Mert · February 3, 2026 at 3:42 pm

Hi Dave. I’ll be using an Arduino Pro Micro. Do I absolutely need to solder? The Pro Micro doesn’t have a 5V input; should I connect it to the VCC pin instead? If you selected Leonardo in your Arduino IDE, should I select Micro?

    Dave · February 3, 2026 at 6:07 pm

    Hi Mert! Yes, if you are using a Pro Micro you absolutely need to solder, there’s no way around it. And yes, you should use the VCC pin instead of 5V pin for power. As for programming: you can program it as a Leonardo and it will work fine; the two boards have the same microcontroller, bootloader, and pinout. If you want to do it properly, you need to install the SparkFun Arduino boards package. Just make sure you select the “5V” board option.

    You can also use the boards package from the “Shields” project if you’d like, which will identify the adapter as a “Sim Racing Shifter”. There’s a link to that at the bottom of the article. Don’t use that firmware though, it requires more components than the bare wire version.

David · February 2, 2026 at 5:58 pm

I checked continuity from leonardo pin to DB9 pin (from the underside, the soldered points) to make sure all connections through the wires were correct.

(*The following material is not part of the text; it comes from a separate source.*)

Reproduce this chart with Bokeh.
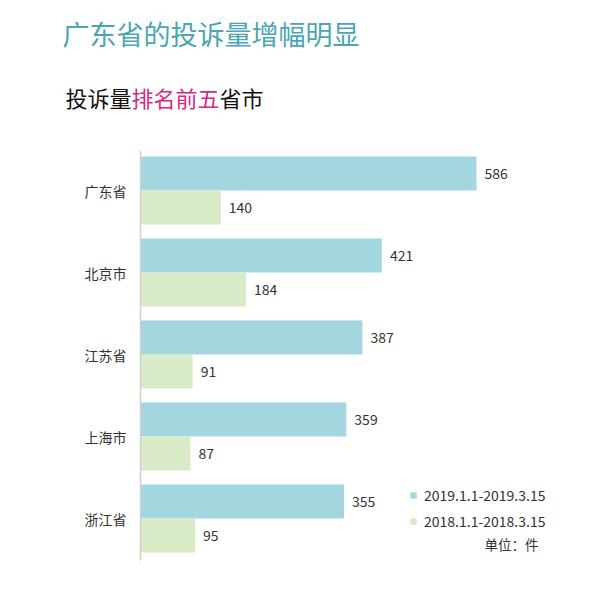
from bokeh.plotting import figure
from bokeh.models import ColumnDataSource, Range1d, Label, Legend, LegendItem
from bokeh.core.properties import value
from bokeh.embed import file_html
from bokeh.resources import INLINE

provinces = ["广东省", "北京市", "江苏省", "上海市", "浙江省"]
v2019 = [586, 421, 387, 359, 355]
v2018 = [140, 184, 91, 87, 95]
series_names = ["2019.1.1-2019.3.15", "2018.1.1-2018.3.15"]
title = "广东省的投诉量增幅明显"
sub_parts = ["投诉量", "排名前五", "省市"]
unit_text = "单位：件"

FONT = "Noto Sans CJK SC"
BLUE = "#a4d6df"
GREEN = "#d8eac6"

W, H = 609, 606
px_per_unit = (476 - 140) / 586.0
x0 = 140
grp_px = 82.0
grp0_y = 190.0
bar_h = 34 / grp_px

p = figure(width=W, height=H, output_backend="svg", toolbar_location=None,
           x_axis_location=None, y_axis_location=None, min_border=0,
           x_range=Range1d(-x0 / px_per_unit, (W - x0) / px_per_unit),
           y_range=Range1d((H - grp0_y) / grp_px, -grp0_y / grp_px))
p.outline_line_color = None
p.xgrid.visible = False
p.ygrid.visible = False
p.background_fill_color = "white"

idx = list(range(len(provinces)))
src = ColumnDataSource(dict(
    idx=idx,
    y_blue=[i - bar_h / 2 for i in idx],
    y_green=[i + bar_h / 2 for i in idx],
    v2019=v2019, v2018=v2018,
    t2019=[str(v) for v in v2019], t2018=[str(v) for v in v2018],
    prov=provinces, zero=[0] * len(idx),
))

r1 = p.hbar(y="y_blue", left=0, right="v2019", height=bar_h, source=src,
            fill_color=BLUE, line_color=None)
r2 = p.hbar(y="y_green", left=0, right="v2018", height=bar_h, source=src,
            fill_color=GREEN, line_color=None)

# axis line
p.segment(x0=[0], y0=[-40 / grp_px], x1=[0], y1=[370 / grp_px],
          line_color="#d0d0d0", line_width=1.5)

p.text(x="v2019", y="y_blue", text="t2019", source=src, x_offset=8,
       text_baseline="middle", text_align="left", text_font=value(FONT),
       text_font_size="14px", text_color="#333333")
p.text(x="v2018", y="y_green", text="t2018", source=src, x_offset=8,
       text_baseline="middle", text_align="left", text_font=value(FONT),
       text_font_size="14px", text_color="#333333")
p.text(x="zero", y="idx", text="prov", source=src, x_offset=-14,
       text_baseline="middle", text_align="right", text_font=value(FONT),
       text_font_size="14px", text_color="#333333")

p.add_layout(Label(x=62, y=H - 52, x_units="screen", y_units="screen",
                   text=title, text_font=FONT, text_font_size="27px",
                   text_color="#4aa6b3"))
sub_x = [65, 131, 219]
sub_col = ["#111111", "#d6287f", "#111111"]
for t, sx, c in zip(sub_parts, sub_x, sub_col):
    p.add_layout(Label(x=sx, y=H - 112, x_units="screen", y_units="screen",
                       text=t, text_font=FONT, text_font_size="22px",
                       text_color=c))

p.add_layout(Label(x=484, y=H - 553, x_units="screen", y_units="screen",
                   text=unit_text, text_font=FONT, text_font_size="13.5px",
                   text_color="#333333"))

legend = Legend(items=[LegendItem(label=series_names[0], renderers=[r1]),
                       LegendItem(label=series_names[1], renderers=[r2])],
                location=(409, H - 531), glyph_width=8, glyph_height=8,
                label_text_font=FONT, label_text_font_size="14px",
                label_text_color="#333333", border_line_color=None,
                background_fill_alpha=0, padding=4, spacing=6,
                label_standoff=7, label_height=16)
p.add_layout(legend)

open("out.html", "w").write(file_html(p, INLINE))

I checked pin 2. 0 volts when in neutral. 5 V when the shifter is pressed down.

Dave · February 3, 2026 at 5:55 pm

I’m afraid I’m out of ideas. As far as the code is concerned, reverse and 6th gear are positionally identical. If the reverse gear signal is working properly then there should be no reason it won’t go into gear.

Building a simple USB adapter for the Logitech Driving Force Shifter with Arduino | Arduino Blog · June 29, 2022 at 7:52 pm

[…] to work. So as a way to circumvent this annoying problem, Parts Not Included’s Dave Madison created his own custom adapter, which translates the signals from the shifter into commands over a USB port on the host […]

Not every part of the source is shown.